The Afghan parliament approved the appointment of Foreign Minister Zalmay Rasul.

Afghan 9 nominees rejected


The Afghan parliament approved both the foreign and justice ministers on Saturday in the first round of voting for President Hamid Karzai's second slate of cabinet nominees but rejected a third and was expected to vote down more.

But half of Hamid Karzai's second list of cabinet nominees were rejected.

With 16 of the 17 ministers in the second list voted on, parliamentarians had approved seven and rejected nine.

A key lawmaker said he expected the majority of Karzai's nominees not to make it through the parliament, delivering a blow to his authority at a critical time for his country.

In an embarassing development, it also emerged on Saturday that the nominee for the ministry of rural development was underage, a government official said.
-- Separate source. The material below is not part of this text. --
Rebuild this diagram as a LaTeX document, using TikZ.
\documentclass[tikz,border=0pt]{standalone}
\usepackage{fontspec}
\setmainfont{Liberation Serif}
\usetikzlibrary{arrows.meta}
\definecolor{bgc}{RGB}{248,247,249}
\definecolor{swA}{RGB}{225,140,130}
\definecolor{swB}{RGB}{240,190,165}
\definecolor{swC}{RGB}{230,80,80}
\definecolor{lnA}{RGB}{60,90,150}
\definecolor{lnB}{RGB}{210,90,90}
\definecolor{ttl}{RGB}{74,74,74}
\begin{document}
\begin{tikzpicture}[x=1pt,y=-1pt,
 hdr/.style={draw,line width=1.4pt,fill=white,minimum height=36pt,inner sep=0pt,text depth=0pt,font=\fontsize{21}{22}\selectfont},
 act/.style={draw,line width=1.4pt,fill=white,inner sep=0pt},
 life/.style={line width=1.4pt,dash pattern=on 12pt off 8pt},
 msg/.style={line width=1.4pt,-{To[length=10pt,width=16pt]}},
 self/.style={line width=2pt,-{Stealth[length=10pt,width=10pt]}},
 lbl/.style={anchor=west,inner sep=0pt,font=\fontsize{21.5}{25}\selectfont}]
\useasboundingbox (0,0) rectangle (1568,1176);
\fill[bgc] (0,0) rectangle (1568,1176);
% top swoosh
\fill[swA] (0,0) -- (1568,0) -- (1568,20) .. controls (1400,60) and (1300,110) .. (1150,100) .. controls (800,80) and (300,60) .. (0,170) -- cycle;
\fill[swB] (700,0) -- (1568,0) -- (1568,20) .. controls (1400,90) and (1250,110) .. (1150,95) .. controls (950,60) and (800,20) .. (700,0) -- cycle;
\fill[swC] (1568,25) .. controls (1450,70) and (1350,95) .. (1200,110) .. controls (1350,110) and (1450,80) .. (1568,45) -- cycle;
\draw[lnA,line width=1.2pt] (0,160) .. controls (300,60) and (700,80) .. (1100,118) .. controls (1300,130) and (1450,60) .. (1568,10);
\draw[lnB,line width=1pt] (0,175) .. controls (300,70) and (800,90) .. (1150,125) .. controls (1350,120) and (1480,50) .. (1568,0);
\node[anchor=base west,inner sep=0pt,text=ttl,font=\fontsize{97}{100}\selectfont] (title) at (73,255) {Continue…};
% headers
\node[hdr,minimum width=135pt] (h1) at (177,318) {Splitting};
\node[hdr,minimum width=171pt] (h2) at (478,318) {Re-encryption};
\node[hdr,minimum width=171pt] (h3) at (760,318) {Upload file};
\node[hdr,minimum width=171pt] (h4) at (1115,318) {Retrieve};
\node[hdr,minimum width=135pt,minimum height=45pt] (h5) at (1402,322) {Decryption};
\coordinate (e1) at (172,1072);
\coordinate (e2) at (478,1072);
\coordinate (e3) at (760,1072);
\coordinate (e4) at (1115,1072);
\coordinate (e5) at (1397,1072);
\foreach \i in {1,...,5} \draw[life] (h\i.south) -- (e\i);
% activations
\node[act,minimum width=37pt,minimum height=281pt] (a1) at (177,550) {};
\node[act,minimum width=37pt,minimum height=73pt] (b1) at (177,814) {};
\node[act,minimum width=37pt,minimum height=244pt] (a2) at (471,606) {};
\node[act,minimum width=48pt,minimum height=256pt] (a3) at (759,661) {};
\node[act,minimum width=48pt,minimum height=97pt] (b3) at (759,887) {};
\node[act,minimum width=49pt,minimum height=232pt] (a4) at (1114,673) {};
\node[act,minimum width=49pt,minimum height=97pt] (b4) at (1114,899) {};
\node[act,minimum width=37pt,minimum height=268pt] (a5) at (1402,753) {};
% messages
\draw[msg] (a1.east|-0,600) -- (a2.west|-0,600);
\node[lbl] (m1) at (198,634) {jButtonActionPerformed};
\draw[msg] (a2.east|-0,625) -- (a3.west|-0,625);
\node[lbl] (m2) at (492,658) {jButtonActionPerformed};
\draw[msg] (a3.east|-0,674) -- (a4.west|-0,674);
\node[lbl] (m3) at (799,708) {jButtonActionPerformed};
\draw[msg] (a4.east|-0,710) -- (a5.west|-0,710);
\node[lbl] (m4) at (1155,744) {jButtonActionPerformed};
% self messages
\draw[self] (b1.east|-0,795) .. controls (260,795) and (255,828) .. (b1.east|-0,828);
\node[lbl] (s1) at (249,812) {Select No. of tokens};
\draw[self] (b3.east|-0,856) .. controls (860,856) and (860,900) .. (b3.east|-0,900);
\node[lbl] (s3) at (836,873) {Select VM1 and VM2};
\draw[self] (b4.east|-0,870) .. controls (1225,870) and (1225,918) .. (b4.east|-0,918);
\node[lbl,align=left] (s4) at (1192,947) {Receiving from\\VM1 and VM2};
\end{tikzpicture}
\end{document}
The candidate was 31 years old while under the constitution the minimum age is 34.

More than two months after being re-elected in an August poll, Karzai has been under intense pressure from his Western backers, and frustrated Afghans, to choose ministers deemed clean and competent.

More than two-thirds of Karzai's first list was rejected by parliament early this month. He will have to go back to the drawing board to replace those from his second list who are rejected and risks going to the London conference on Jan. 28 without a full government.

"I am sitting with at least 25 members of parliament right now and we are talking about the cabinet," said Daoud Sultanzoy, MP for eastern Ghazni province. "Our expectation is that we will see maybe five or six at most who will pass. Maybe not even that."

The first to come to vote and most senior was Zalmay Rasul, a former Karzai security advisor who was approved as foreign minister. The justice minister was also approved, but less senior positions appeared to be vulnerable.

Sultanzoy said many of the candidates could be rejected because they presented weak programmes to parliament or seemed only interested in personal gain.

"One of the things that I think is very disturbing is that some of the people that were introduced were coming with political baggage, with political influence from those circles who are seeking influence in the government," Sultanzoy said, declining to give names.

Among the most promising candidates on Karzai's new list were a record three women candidates, who were added after the president was heavily lobbied by Afghan women's rights activists. There was only one woman in both the outgoing cabinet and Karzai's original list.

Seven key ministers, including those for the defence, finance and interior portfolios, were approved at the beginning of the month, mostly incumbents widely liked by the West.

A spokesman for Karzai said earlier this week the president had a third list of nominees to replace any who might be rejected.